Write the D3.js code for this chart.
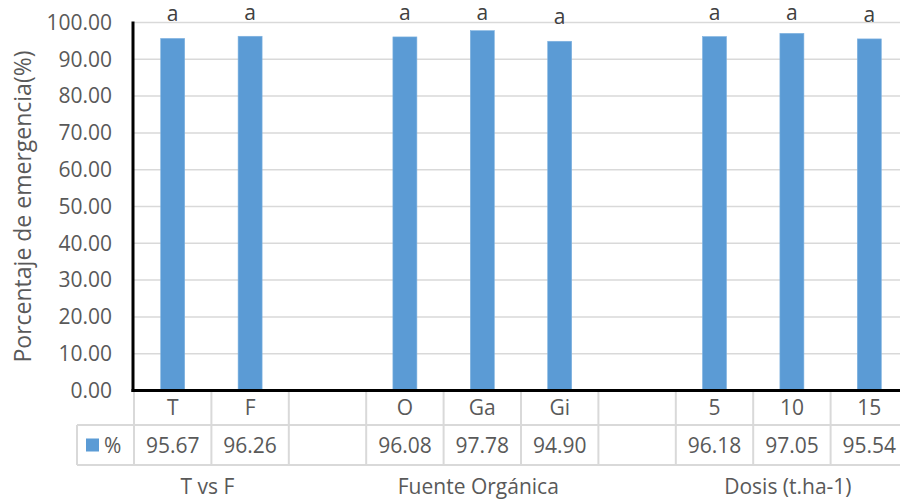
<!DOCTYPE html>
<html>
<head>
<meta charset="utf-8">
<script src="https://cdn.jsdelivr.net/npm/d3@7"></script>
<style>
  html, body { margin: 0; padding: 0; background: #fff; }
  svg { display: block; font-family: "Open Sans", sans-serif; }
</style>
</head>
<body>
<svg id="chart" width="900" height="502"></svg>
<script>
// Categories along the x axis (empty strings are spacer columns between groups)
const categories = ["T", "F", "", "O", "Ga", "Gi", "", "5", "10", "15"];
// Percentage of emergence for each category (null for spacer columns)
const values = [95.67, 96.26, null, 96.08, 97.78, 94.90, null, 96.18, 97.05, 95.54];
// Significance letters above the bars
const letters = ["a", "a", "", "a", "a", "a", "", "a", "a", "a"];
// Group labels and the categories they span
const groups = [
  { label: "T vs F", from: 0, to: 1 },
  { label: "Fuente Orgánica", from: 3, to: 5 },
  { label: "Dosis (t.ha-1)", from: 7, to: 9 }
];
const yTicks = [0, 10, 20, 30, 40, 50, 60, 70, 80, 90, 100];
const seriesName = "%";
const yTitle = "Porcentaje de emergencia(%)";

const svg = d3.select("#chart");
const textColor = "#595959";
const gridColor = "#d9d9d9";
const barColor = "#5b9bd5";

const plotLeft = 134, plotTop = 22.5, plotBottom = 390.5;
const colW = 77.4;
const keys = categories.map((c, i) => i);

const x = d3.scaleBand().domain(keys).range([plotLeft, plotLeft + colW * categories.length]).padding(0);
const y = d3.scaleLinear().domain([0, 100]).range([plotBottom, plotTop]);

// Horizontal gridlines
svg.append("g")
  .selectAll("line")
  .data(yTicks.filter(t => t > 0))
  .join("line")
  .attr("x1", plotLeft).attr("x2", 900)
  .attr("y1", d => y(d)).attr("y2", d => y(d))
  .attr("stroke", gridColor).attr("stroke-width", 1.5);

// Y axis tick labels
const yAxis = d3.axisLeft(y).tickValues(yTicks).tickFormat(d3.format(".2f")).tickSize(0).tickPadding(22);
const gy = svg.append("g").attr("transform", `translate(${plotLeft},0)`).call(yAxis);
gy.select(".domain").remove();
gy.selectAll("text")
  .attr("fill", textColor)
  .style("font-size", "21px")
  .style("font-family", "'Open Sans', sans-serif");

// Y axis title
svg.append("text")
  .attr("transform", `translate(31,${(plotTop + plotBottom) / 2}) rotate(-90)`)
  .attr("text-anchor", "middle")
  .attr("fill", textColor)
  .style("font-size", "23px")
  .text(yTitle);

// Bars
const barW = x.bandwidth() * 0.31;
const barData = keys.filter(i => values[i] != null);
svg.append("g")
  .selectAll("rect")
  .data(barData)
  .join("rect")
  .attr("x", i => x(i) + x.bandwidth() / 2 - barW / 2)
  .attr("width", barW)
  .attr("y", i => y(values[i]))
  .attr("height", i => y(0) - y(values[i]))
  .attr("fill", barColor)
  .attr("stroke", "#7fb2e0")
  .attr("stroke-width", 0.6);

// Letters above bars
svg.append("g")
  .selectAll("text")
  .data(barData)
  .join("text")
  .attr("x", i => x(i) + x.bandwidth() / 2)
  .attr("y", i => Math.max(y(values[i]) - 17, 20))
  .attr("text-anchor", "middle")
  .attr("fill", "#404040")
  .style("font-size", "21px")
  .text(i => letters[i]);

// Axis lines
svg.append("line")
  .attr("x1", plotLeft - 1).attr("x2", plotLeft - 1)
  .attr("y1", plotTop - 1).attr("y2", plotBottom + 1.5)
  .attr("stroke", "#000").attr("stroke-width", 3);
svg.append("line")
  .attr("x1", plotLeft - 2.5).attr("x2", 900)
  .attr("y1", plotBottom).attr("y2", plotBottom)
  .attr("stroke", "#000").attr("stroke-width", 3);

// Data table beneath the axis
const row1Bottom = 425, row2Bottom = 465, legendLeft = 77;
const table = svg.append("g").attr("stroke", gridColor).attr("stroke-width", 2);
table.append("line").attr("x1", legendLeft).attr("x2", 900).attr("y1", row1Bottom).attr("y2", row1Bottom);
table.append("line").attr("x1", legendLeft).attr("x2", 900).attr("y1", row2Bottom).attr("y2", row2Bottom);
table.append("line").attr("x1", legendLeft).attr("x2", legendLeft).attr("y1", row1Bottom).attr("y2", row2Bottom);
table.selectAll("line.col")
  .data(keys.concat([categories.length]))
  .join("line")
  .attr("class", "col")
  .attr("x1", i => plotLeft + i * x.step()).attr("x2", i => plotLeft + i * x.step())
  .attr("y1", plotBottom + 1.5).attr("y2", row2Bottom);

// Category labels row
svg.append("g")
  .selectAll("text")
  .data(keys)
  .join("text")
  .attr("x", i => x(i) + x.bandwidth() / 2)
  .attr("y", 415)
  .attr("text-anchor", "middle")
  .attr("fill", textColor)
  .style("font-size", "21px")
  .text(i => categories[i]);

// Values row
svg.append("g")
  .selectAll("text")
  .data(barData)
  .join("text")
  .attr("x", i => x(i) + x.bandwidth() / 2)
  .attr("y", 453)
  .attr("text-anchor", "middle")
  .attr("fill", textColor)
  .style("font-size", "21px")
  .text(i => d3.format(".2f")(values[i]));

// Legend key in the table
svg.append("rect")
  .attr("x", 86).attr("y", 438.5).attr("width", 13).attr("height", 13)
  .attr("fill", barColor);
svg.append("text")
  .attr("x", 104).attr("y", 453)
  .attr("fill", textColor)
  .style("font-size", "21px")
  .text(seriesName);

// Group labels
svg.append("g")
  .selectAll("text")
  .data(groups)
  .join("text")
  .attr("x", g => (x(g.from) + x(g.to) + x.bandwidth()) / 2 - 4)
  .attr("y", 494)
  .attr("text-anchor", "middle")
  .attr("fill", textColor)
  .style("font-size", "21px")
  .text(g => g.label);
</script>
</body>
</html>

━━━━━━

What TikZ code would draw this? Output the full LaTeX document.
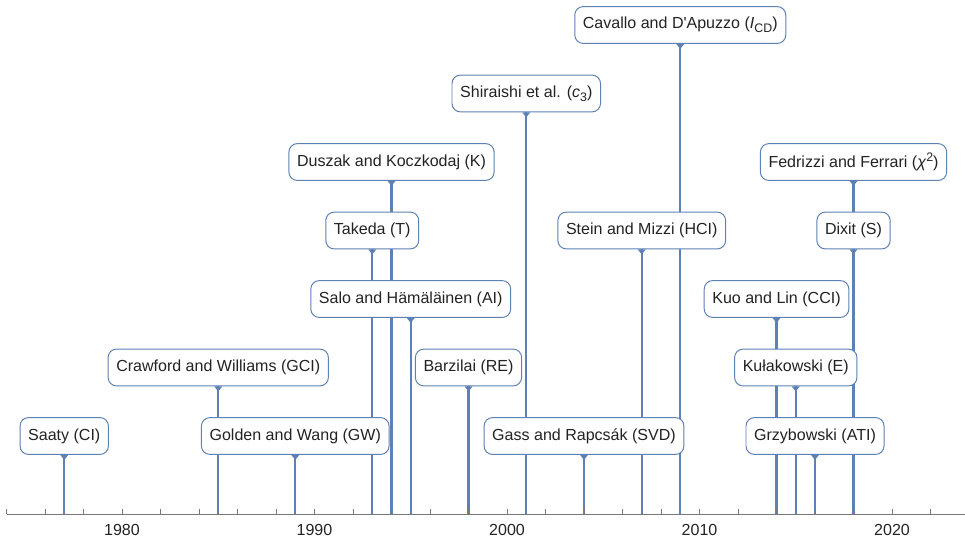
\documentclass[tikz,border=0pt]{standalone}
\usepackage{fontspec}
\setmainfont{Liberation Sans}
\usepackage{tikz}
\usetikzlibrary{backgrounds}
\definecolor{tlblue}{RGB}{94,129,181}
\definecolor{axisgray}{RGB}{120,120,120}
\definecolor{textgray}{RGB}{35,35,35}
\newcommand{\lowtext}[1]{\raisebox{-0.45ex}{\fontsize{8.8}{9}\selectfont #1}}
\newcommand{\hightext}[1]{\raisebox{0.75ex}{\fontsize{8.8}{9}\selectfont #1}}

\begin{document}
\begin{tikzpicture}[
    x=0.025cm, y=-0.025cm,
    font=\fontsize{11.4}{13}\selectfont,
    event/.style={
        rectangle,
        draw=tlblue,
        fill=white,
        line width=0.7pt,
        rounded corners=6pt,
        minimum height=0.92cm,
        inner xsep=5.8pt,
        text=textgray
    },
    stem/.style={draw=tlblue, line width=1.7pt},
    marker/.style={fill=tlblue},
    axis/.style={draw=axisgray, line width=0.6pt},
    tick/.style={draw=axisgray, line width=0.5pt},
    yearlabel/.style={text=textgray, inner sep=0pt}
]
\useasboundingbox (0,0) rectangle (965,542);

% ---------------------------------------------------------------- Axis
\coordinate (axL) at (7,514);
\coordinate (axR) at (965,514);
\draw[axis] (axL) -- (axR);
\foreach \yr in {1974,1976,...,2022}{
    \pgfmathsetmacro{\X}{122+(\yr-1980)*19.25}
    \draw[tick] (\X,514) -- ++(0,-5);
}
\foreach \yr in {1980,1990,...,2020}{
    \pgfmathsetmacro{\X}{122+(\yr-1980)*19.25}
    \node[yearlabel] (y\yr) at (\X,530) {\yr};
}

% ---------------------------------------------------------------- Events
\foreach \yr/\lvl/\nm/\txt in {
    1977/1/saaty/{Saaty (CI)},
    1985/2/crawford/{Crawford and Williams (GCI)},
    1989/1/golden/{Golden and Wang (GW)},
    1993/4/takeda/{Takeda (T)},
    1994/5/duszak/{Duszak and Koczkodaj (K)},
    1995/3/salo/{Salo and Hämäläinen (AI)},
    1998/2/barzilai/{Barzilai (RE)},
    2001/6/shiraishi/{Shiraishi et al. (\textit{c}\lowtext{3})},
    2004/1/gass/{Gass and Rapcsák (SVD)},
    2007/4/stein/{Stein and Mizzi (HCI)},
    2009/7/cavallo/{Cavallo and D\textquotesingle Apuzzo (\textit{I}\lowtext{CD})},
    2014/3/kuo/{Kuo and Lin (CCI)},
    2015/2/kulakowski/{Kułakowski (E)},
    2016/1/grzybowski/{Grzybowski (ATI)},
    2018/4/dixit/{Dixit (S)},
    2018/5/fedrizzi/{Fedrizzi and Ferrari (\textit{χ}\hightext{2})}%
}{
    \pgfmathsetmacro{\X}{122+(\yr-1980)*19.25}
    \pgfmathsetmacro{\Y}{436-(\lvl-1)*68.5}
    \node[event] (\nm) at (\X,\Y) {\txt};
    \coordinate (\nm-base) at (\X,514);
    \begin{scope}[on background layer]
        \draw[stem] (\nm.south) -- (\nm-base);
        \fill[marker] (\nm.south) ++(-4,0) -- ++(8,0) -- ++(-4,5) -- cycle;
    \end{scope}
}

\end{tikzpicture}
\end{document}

━━━━━━

PROBLEM TO SOLVE => From the data, collect all lines where the string "code" appears.

TASK RESULT =>
Write the D3.js code for this chart.
What TikZ code would draw this? Output the full LaTeX document.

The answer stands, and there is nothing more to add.